Saat itu, junta militer tidak puas dengan hasil pemilu dengan berani melakukan kudeta di Myanmar.
Tepat pada Senin (1/2/2021) lalu, Aung San Suu Kyi, sebagai pemimpin terpilih dijadikan sebagai tahanan karena junta militer curiga jika pihak partai Suu Kyi melakukan kejadian.
Setelah penangkapan, junta militer lalu mengumumkan Panglima Angkatan Bersenjata, Min Aung Hlaing, sebagai presiden yang baru.
Sontak kudeta dan penangkapan Aung San Suu Kyi pun mendapat protes massal dari masyarakat Myanmar.
Puluhan ribu massa aksi yang mayoritas anak muda melakukan empat unjuk rasa secara terpisah untuk melawan kudeta militer tersebut.
Namun, aksi protes nasional justru direspon dengan menggunakan tembakan dari kendaraan lapis baja oleh junta militer.
Hingga Senin, (12/6/2023), menurut laporan Peace Research Institute Oslo, setidaknya ada 6.000 warga sipil terbunuh selama 20 bulan kudeta junta militer berlangsung.
Dalam laporan itu juga disebutkan jika militer, polisi, dan milisi yang berafiliasi dengan Myanmar bertanggung jawab atas membunuh lebih dari 3.000 warga sipil.
Selain mereka, kelompok perlawanan anti-kudeta junta militer juga menyebabkan terbunuhnya lebih dari 2.000 warga sipil, dan pelaku yang tidak disebutkan namanya membunuh setidaknya 1.000 orang.
Perang saudara antara junta militer dan kubu anti-kudeta terus berkecamuk hingga saat ini.

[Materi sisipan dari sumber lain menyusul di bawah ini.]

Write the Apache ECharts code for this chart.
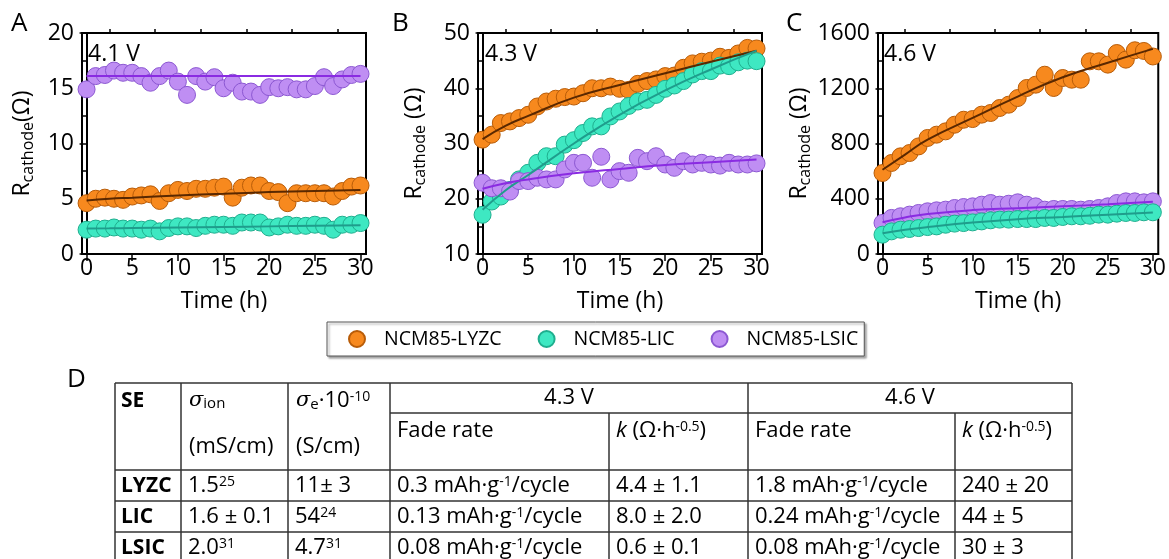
<!DOCTYPE html>
<html>
<head>
<meta charset="utf-8">
<script src="https://cdn.jsdelivr.net/npm/echarts@6/dist/echarts.min.js"></script>
<style>
html, body { margin: 0; padding: 0; background: #fff; }
#main { width: 1169px; height: 559px; }
</style>
</head>
<body>
<div id="main"></div>
<script>
// time axis (h)
var hours = [0,1,2,3,4,5,6,7,8,9,10,11,12,13,14,15,16,17,18,19,20,21,22,23,24,25,26,27,28,29,30];
var fitHours = [0,2.5,5,10,15,20,25,30];

// panel A, 4.1 V
var aLYZC = [4.6,5.0,5.1,5.0,4.9,5.2,5.3,5.4,4.8,5.5,5.8,5.7,5.9,5.9,6.0,6.1,5.1,6.0,6.2,6.2,5.7,5.6,4.6,5.5,5.5,5.5,5.5,5.2,5.7,6.1,6.2];
var aLIC = [2.2,2.3,2.3,2.4,2.3,2.3,2.2,2.3,2.05,2.35,2.5,2.5,2.35,2.55,2.65,2.65,2.55,2.85,2.85,2.85,2.4,2.5,2.65,2.55,2.55,2.65,2.55,2.2,2.65,2.65,2.8];
var aLSIC = [14.9,16.1,16.2,16.6,16.4,16.4,16.1,15.5,16.1,16.6,15.6,14.4,16.1,15.6,16.0,15.0,15.5,14.7,14.7,14.4,15.1,15.0,15.1,14.9,14.9,15.2,16.0,15.2,15.8,16.2,16.3];
var aLYZCfit = [4.85,5.0,5.1,5.3,5.45,5.6,5.7,5.8];
var aLICfit = [2.3,2.32,2.35,2.4,2.45,2.5,2.55,2.6];
var aLSICfit = [16.1,16.1,16.1,16.1,16.1,16.1,16.1,16.1];

// panel B, 4.3 V
var bLYZC = [30.7,31.6,33.7,34.0,34.6,35.2,36.7,37.6,38.1,38.4,38.5,39.1,40.0,40.0,40.3,39.9,39.7,40.8,41.3,41.6,42.2,42.3,43.7,44.5,44.8,45.0,45.7,45.5,46.3,47.3,47.2];
var bLIC = [17.1,19.5,20.4,21.6,23.5,24.7,26.5,27.7,27.7,29.8,30.6,31.9,33.1,33.1,34.9,35.8,36.8,37.6,37.9,38.8,39.9,40.5,41.3,42.5,43.1,43.1,44.1,44.0,44.7,45.0,44.9];
var bLSIC = [22.9,21.9,21.9,21.3,23.2,23.2,23.8,23.5,23.5,25.3,26.5,26.5,23.8,27.6,23.5,25.0,24.7,27.4,26.8,27.7,26.2,25.6,26.8,26.2,26.5,26.2,26.0,26.5,26.2,26.2,26.4];
var bLYZCfit = [30.8,33.2,35.0,38.3,40.6,42.7,44.8,46.8];
var bLICfit = [18.0,21.5,24.3,30.0,35.2,39.6,43.4,46.8];
var bLSICfit = [21.8,22.8,23.5,24.6,25.4,26.1,26.6,27.1];

// panel C, 4.6 V
var cLYZC = [586,659,707,731,779,840,864,888,936,972,977,1009,1021,1057,1081,1129,1202,1226,1298,1202,1274,1262,1262,1395,1395,1371,1455,1407,1475,1470,1430];
var cLIC = [140,164,176,181,188,195,200,212,220,224,229,236,244,249,249,253,253,253,261,261,268,273,273,277,285,285,292,297,297,302,302];
var cLSIC = [225,261,273,285,297,309,316,321,333,340,345,357,369,357,364,374,357,345,321,326,326,326,321,326,333,345,369,381,381,374,381];
var cLYZCfit = [610,720,828,985,1140,1280,1385,1485];
var cLICfit = [150,175,195,228,252,268,285,300];
var cLSICfit = [230,265,290,318,332,345,360,378];

// axis ticks
var xMajor = [0,5,10,15,20,25,30];
var xMinor = [2.5,7.5,12.5,17.5,22.5,27.5];

// table D
var tableSE = ['LYZC','LIC','LSIC'];
var tableIon = ['1.5{sup|25}','1.6 ± 0.1','2.0{sup|31}'];
var tableElec = ['11± 3','54{sup|24}','4.7{sup|31}'];
var tableFade43 = ['0.3 mAh·g{sup|-1}/cycle','0.13 mAh·g{sup|-1}/cycle','0.08 mAh·g{sup|-1}/cycle'];
var tableK43 = ['4.4 ± 1.1','8.0 ± 2.0','0.6 ± 0.1'];
var tableFade46 = ['1.8 mAh·g{sup|-1}/cycle','0.24 mAh·g{sup|-1}/cycle','0.08 mAh·g{sup|-1}/cycle'];
var tableK46 = ['240 ± 20','44 ± 5','30 ± 3'];

var FONT = 'Open Sans';
var names = ['NCM85-LYZC','NCM85-LIC','NCM85-LSIC'];
var fills = ['#f7891e','#3ee8c2','#bf8ef3'];
var edges = ['#b85c08','#1fae8e','#8c58d2'];
var fitColors = ['#5a2800','#1f9d8c','#8a2be2'];

function pairs(xs, ys){
	var out = [];
	for (var i = 0; i < xs.length; i++) out.push([xs[i], ys[i]]);
	return out;
}

function axisX(gi, minor){
	return {
		type: 'value', gridIndex: gi, min: -0.5, max: 30.6,
		axisLine: {show: !minor, lineStyle: {color: '#000', width: 2}},
		axisTick: {show: true, inside: false, length: minor ? 4 : 7, lineStyle: {color: '#000', width: 1.5},
			customValues: minor ? xMinor : xMajor},
		axisLabel: {show: !minor, customValues: xMajor, color: '#000', fontFamily: FONT, fontSize: 23, margin: 3},
		splitLine: {show: false},
		name: minor ? '' : 'Time (h)', nameLocation: 'middle', nameGap: 36,
		nameTextStyle: {color: '#000', fontFamily: FONT, fontSize: 23}
	};
}

function axisY(gi, min, max, step, nameText, gap){
	return {
		type: 'value', gridIndex: gi, min: min, max: max, interval: step,
		axisLine: {show: true, lineStyle: {color: '#000', width: 2}},
		axisTick: {show: true, inside: false, length: 7, lineStyle: {color: '#000', width: 1.5}},
		minorTick: {show: true, splitNumber: 2, length: 4, lineStyle: {color: '#000', width: 1.5}},
		axisLabel: {color: '#000', fontFamily: FONT, fontSize: 23, margin: 8,
			formatter: function(v){ return String(v); }},
		splitLine: {show: false},
		name: nameText, nameLocation: 'middle', nameGap: gap,
		nameTextStyle: {color: '#000', fontFamily: FONT, fontSize: 23, lineHeight: 28,
			rich: {sub: {fontFamily: FONT, fontSize: 16, color: '#000', verticalAlign: 'bottom', lineHeight: 14}}}
	};
}

function scatter(k, xi, vals){
	return {
		name: names[k], type: 'scatter', xAxisIndex: xi, yAxisIndex: xi / 2,
		symbol: 'circle', symbolSize: 17, z: 2,
		itemStyle: {color: fills[k], borderColor: edges[k], borderWidth: 1, opacity: 1},
		data: pairs(hours, vals)
	};
}

function fitLine(k, xi, vals){
	return {
		name: names[k] + ' fit', type: 'line', xAxisIndex: xi, yAxisIndex: xi / 2,
		smooth: true, showSymbol: false, symbol: 'none', z: 4, silent: true,
		lineStyle: {color: fitColors[k], width: 2},
		data: pairs(fitHours, vals)
	};
}

function text(x, y, str, font){
	var st = {text: str, x: x, y: y, fill: '#000', font: font || ('22px "' + FONT + '"'),
		verticalAlign: 'middle', align: 'left',
		rich: {
			sup: {fontFamily: FONT, fontSize: 14, verticalAlign: 'top', lineHeight: 12, fill: '#000'},
			sub: {fontFamily: FONT, fontSize: 15, verticalAlign: 'bottom', lineHeight: 12, fill: '#000'},
			sig: {fontFamily: 'DejaVu Serif', fontStyle: 'italic', fontSize: 21, fill: '#000'},
			it: {fontFamily: FONT, fontStyle: 'italic', fontSize: 22, fill: '#000'}
		}};
	return {type: 'text', z: 10, style: st};
}

function centered(x, y, str){
	var t = text(x, y, str);
	t.style.align = 'center';
	return t;
}

function line(x1, y1, x2, y2){
	return {type: 'line', z: 9, shape: {x1: x1, y1: y1, x2: x2, y2: y2}, style: {stroke: '#333', lineWidth: 1.5}};
}

function buildTable(){
	var g = [];
	var bottom = 562;
	var bold = 'bold 21px "' + FONT + '"';
	// horizontal rules
	g.push(line(115, 383, 1072, 383));
	g.push(line(390, 413, 1072, 413));
	g.push(line(115, 470, 1072, 470));
	g.push(line(115, 501, 1072, 501));
	g.push(line(115, 532, 1072, 532));
	// vertical rules
	g.push(line(115, 383, 115, bottom));
	g.push(line(181, 383, 181, bottom));
	g.push(line(288, 383, 288, bottom));
	g.push(line(390, 383, 390, bottom));
	g.push(line(609, 413, 609, bottom));
	g.push(line(748, 383, 748, bottom));
	g.push(line(955, 413, 955, bottom));
	g.push(line(1072, 383, 1072, bottom));
	// header
	g.push(text(121, 401, 'SE', bold));
	g.push(text(189, 401, '{sig|σ}{sub|ion}'));
	g.push(text(189, 447, '(mS/cm)'));
	g.push(text(296, 401, '{sig|σ}{sub|e}·10{sup|-10}'));
	g.push(text(296, 447, '(S/cm)'));
	g.push(centered(569, 398, '4.3 V'));
	g.push(centered(910, 398, '4.6 V'));
	g.push(text(397, 431, 'Fade rate'));
	g.push(text(616, 431, '{it|k} (Ω·h{sup|-0.5})'));
	g.push(text(755, 431, 'Fade rate'));
	g.push(text(962, 431, '{it|k} (Ω·h{sup|-0.5})'));
	// body
	var rowY = [486, 517, 548];
	for (var i = 0; i < 3; i++){
		g.push(text(121, rowY[i], tableSE[i], bold));
		g.push(text(188, rowY[i], tableIon[i]));
		g.push(text(295, rowY[i], tableElec[i]));
		g.push(text(397, rowY[i], tableFade43[i]));
		g.push(text(616, rowY[i], tableK43[i]));
		g.push(text(755, rowY[i], tableFade46[i]));
		g.push(text(962, rowY[i], tableK46[i]));
	}
	return g;
}

var dom = document.getElementById('main');
var myChart = echarts.init(dom, null, {renderer: 'canvas'});

var big = '26px "' + FONT + '"';
var label = '23px "' + FONT + '"';
var graphics = [
	text(11, 24, 'A', big),
	text(392, 24, 'B', big),
	text(786, 24, 'C', big),
	text(67, 380, 'D', big),
	text(88, 54, '4.1 V', label),
	text(485, 54, '4.3 V', label),
	text(884, 54, '4.6 V', label)
].concat(buildTable());

var option = {
	backgroundColor: '#fff',
	animation: false,
	grid: [
		{left: 82, top: 33, width: 284, height: 221, show: true, borderColor: '#000', borderWidth: 2, backgroundColor: 'transparent'},
		{left: 478, top: 33, width: 284, height: 221, show: true, borderColor: '#000', borderWidth: 2, backgroundColor: 'transparent'},
		{left: 878, top: 33, width: 282, height: 221, show: true, borderColor: '#000', borderWidth: 2, backgroundColor: 'transparent'}
	],
	xAxis: [axisX(0,false), axisX(0,true), axisX(1,false), axisX(1,true), axisX(2,false), axisX(2,true)],
	yAxis: [
		axisY(0, 0, 20, 5, 'R{sub|cathode}(Ω)', 46),
		axisY(1, 10, 50, 10, 'R{sub|cathode} (Ω)', 50),
		axisY(2, 0, 1600, 400, 'R{sub|cathode} (Ω)', 62)
	],
	legend: {
		data: names, left: 327, top: 322, orient: 'horizontal',
		icon: 'circle', itemWidth: 16, itemHeight: 16, itemGap: 36,
		padding: [7, 6, 7, 21],
		borderColor: '#555', borderWidth: 1,
		shadowColor: 'rgba(0,0,0,0.35)', shadowBlur: 2, shadowOffsetX: 2, shadowOffsetY: 2,
		backgroundColor: '#fff',
		textStyle: {color: '#000', fontFamily: FONT, fontSize: 19.5, padding: [0, 0, 0, 14]}
	},
	series: [
		scatter(2, 0, aLSIC), scatter(0, 0, aLYZC), scatter(1, 0, aLIC),
		fitLine(2, 0, aLSICfit), fitLine(0, 0, aLYZCfit), fitLine(1, 0, aLICfit),
		scatter(0, 2, bLYZC), scatter(1, 2, bLIC), scatter(2, 2, bLSIC),
		fitLine(0, 2, bLYZCfit), fitLine(1, 2, bLICfit), fitLine(2, 2, bLSICfit),
		scatter(0, 4, cLYZC), scatter(2, 4, cLSIC), scatter(1, 4, cLIC),
		fitLine(0, 4, cLYZCfit), fitLine(2, 4, cLSICfit), fitLine(1, 4, cLICfit)
	],
	graphic: graphics
};
myChart.setOption(option, true);
</script>
</body>
</html>
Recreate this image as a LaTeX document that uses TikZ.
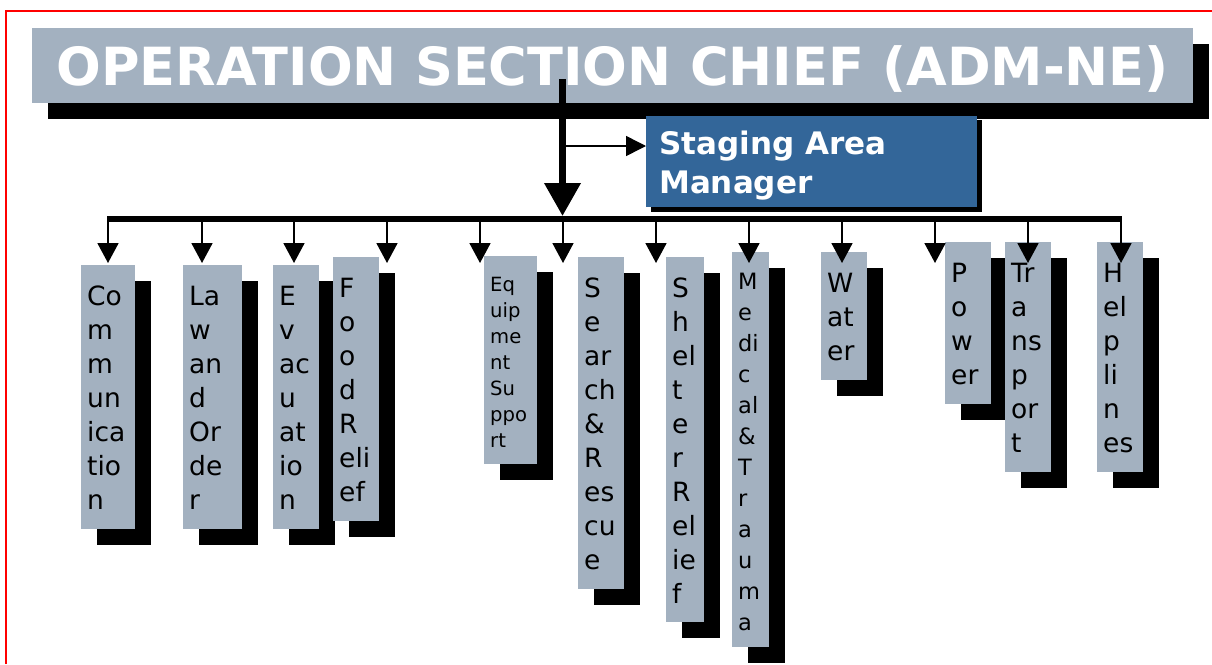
\documentclass[tikz,border=0pt]{standalone}
\usepackage{fontspec}
\setmainfont{DejaVu Sans}
\usetikzlibrary{arrows.meta}
\definecolor{boxgray}{RGB}{163,177,192}
\definecolor{boxblue}{RGB}{51,102,153}
\definecolor{frame}{RGB}{255,0,0}
\newcommand\normfont{\fontsize{26.5}{34}\selectfont}
\newcommand\smallfont{\fontsize{19.6}{26}\selectfont}
\newcommand\midfont{\fontsize{22.5}{31}\selectfont}
% #1 name, #2 x1, #3 y1, #4 x2, #5 y2, #6 font, #7 baseline offset, #8 text
\newcommand\orgbox[8]{%
  \fill[black] ({#2+16},{#3+16}) rectangle ({#4+16},{#5+16});
  \node[unitbox, minimum width={#4-#2}, minimum height={#5-#3}] (#1) at (#2,#3) {};
  \node[anchor=base west, inner sep=0pt, text=black] (#1-t) at ({#2+6},{#3+#7})
     {#6\parbox[t]{60pt}{\raggedright #8}};
}
\begin{document}
\begin{tikzpicture}[x=1pt,y=-1pt,
  unitbox/.style={fill=boxgray, anchor=north west, inner sep=0pt, draw=none},
  mainarrow/.style={line width=7pt, -{Triangle[length=33pt,width=35pt]}},
  childarrow/.style={line width=1.8pt, -{Triangle[length=20pt,width=21pt]}},
  sidearrow/.style={line width=1.5pt, -{Triangle[length=20pt,width=20pt]}},
  busline/.style={line width=6.5pt}]
\useasboundingbox (0,0) rectangle (1212,664);
\fill[white] (0,0) rectangle (1212,664);
% red frame
\draw[frame, line width=1.6pt] (5.8,664) -- (5.8,11) -- (1212,11);
% title
\fill[black] (48,44) rectangle (1209,119);
\node[fill=boxgray, anchor=north west, inner sep=0pt, minimum width=1161, minimum height=75,
      text=white, font=\fontsize{52.6}{60}\selectfont\bfseries, text depth=0pt] (title) at (32,28)
  {OPERATION SECTION CHIEF (ADM-NE)};
% staging area manager
\fill[black] (651,120) rectangle (982,212);
\node[fill=boxblue, anchor=north west, inner sep=0pt, minimum width=331, minimum height=91] (sam) at (646,116) {};
\node[anchor=base west, inner sep=0pt, text=white] (sam-t) at (659,154)
  {\fontsize{31}{39}\selectfont\bfseries\parbox[t]{300pt}{Staging Area\\Manager}};
% main arrow
\coordinate (mtop) at (562.5,79);
\coordinate (mtip) at (562.5,216);
\draw[mainarrow] (mtop) -- (mtip);
\coordinate (sarr) at (566,146);
\draw[sidearrow] (sarr) -- (sarr -| sam.west);
% boxes
\orgbox{comm}{81}{265}{135}{529}{\normfont}{40}{Co\\m\\m\\un\\ica\\tio\\n}
\orgbox{law}{183}{265}{242}{529}{\normfont}{40}{La\\w\\an\\d\\Or\\de\\r}
\orgbox{evac}{273}{265}{319}{529}{\normfont}{40}{E\\v\\ac\\u\\at\\io\\n}
\orgbox{food}{333}{257}{379}{521}{\normfont}{40}{F\\o\\o\\d\\R\\eli\\ef}
\orgbox{equip}{484}{256}{537}{464}{\smallfont}{35}{Eq\\uip\\me\\nt\\Su\\ppo\\rt}
\orgbox{search}{578}{257}{624}{589}{\normfont}{40}{S\\e\\ar\\ch\\\&\\R\\es\\cu\\e}
\orgbox{shelter}{666}{257}{704}{622}{\normfont}{40}{S\\h\\el\\t\\e\\r\\R\\el\\ie\\f}
\orgbox{medical}{732}{252}{769}{647}{\midfont}{37}{M\\e\\di\\c\\al\\\&\\T\\r\\a\\u\\m\\a}
\orgbox{water}{821}{252}{867}{380}{\normfont}{40}{W\\at\\er}
\orgbox{power}{945}{242}{991}{404}{\normfont}{40}{P\\o\\w\\er}
\orgbox{transport}{1005}{242}{1051}{472}{\normfont}{40}{Tr\\a\\ns\\p\\or\\t}
\orgbox{help}{1097}{242}{1143}{472}{\normfont}{40}{H\\el\\p\\li\\n\\es}
% bus
\coordinate (busL) at (107,219);
\coordinate (busR) at (1122,219);
\draw[busline] (busL) -- (busR);
\foreach \x [count=\i] in {108,202,294,387,480,563,656,749,842,935,1028,1121} {
  \coordinate (s\i) at (\x,219);
  \coordinate (t\i) at (\x,263);
  \draw[childarrow] (s\i) -- (t\i);
}
\end{tikzpicture}
\end{document}
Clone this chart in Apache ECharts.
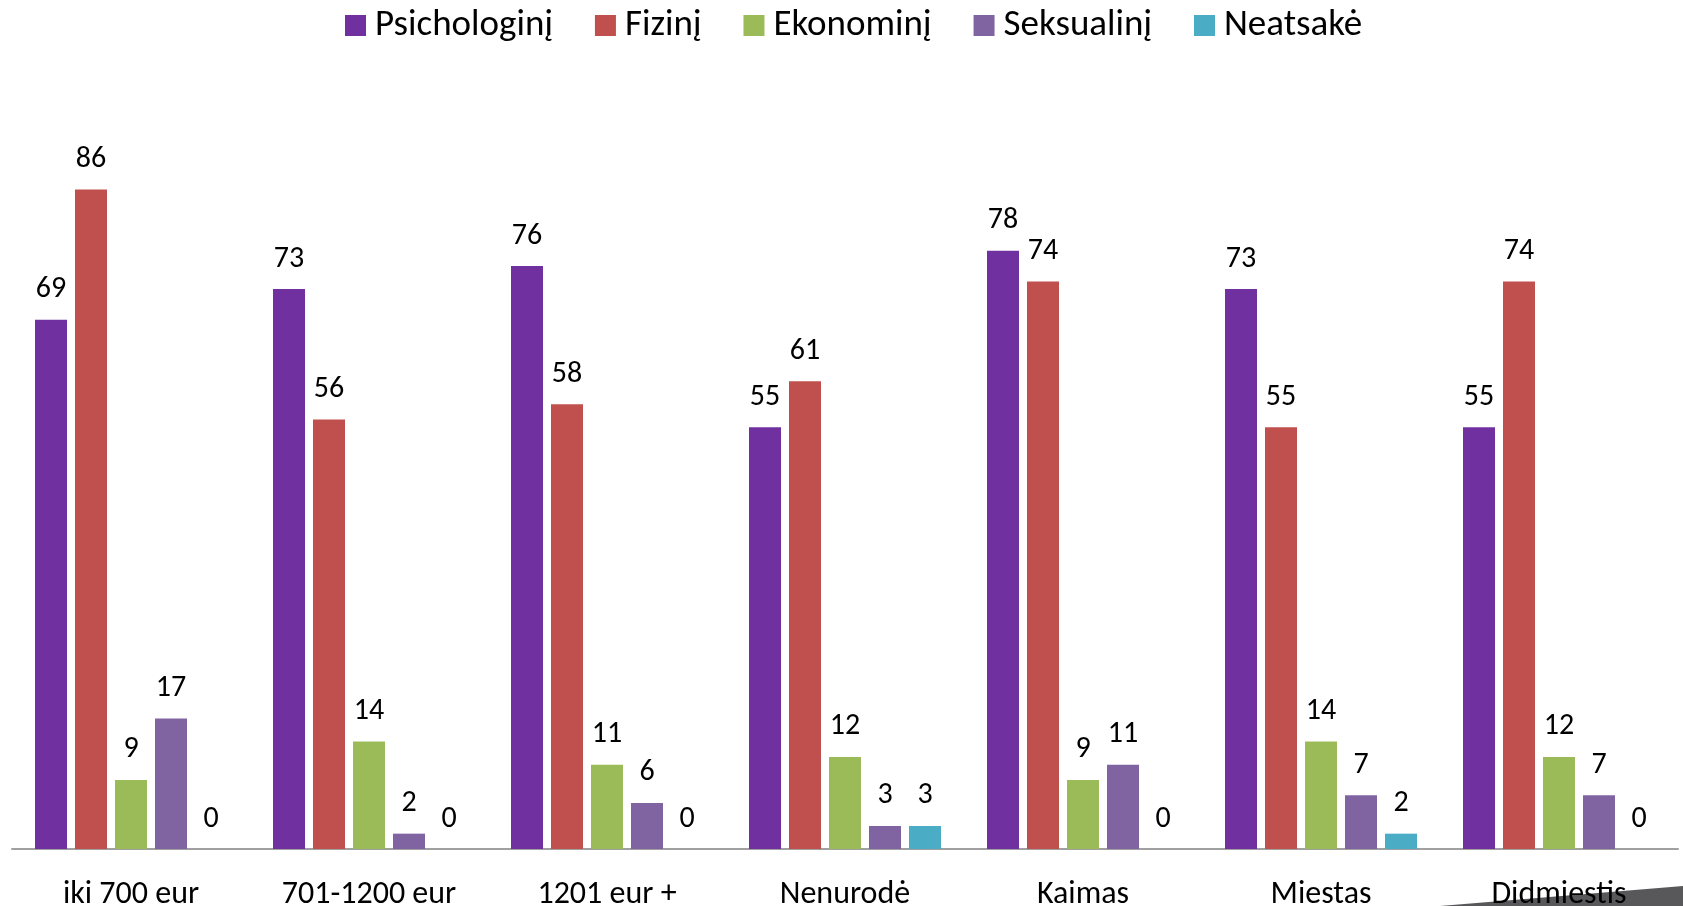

Berbagai penyerangan pun tak berkesudahan.
Di sisi lain, menurut kabar terbaru, junta militer melakukan penyerangan di kamp pengungsian internal dekat kota Laiza di negara bagian Kachin, Myanmar pada Senin (23/10/2023) malam.
Serangan tersebut mengakibat sebanyak 29 orang, termasuk anak-anak tewas di lokasi.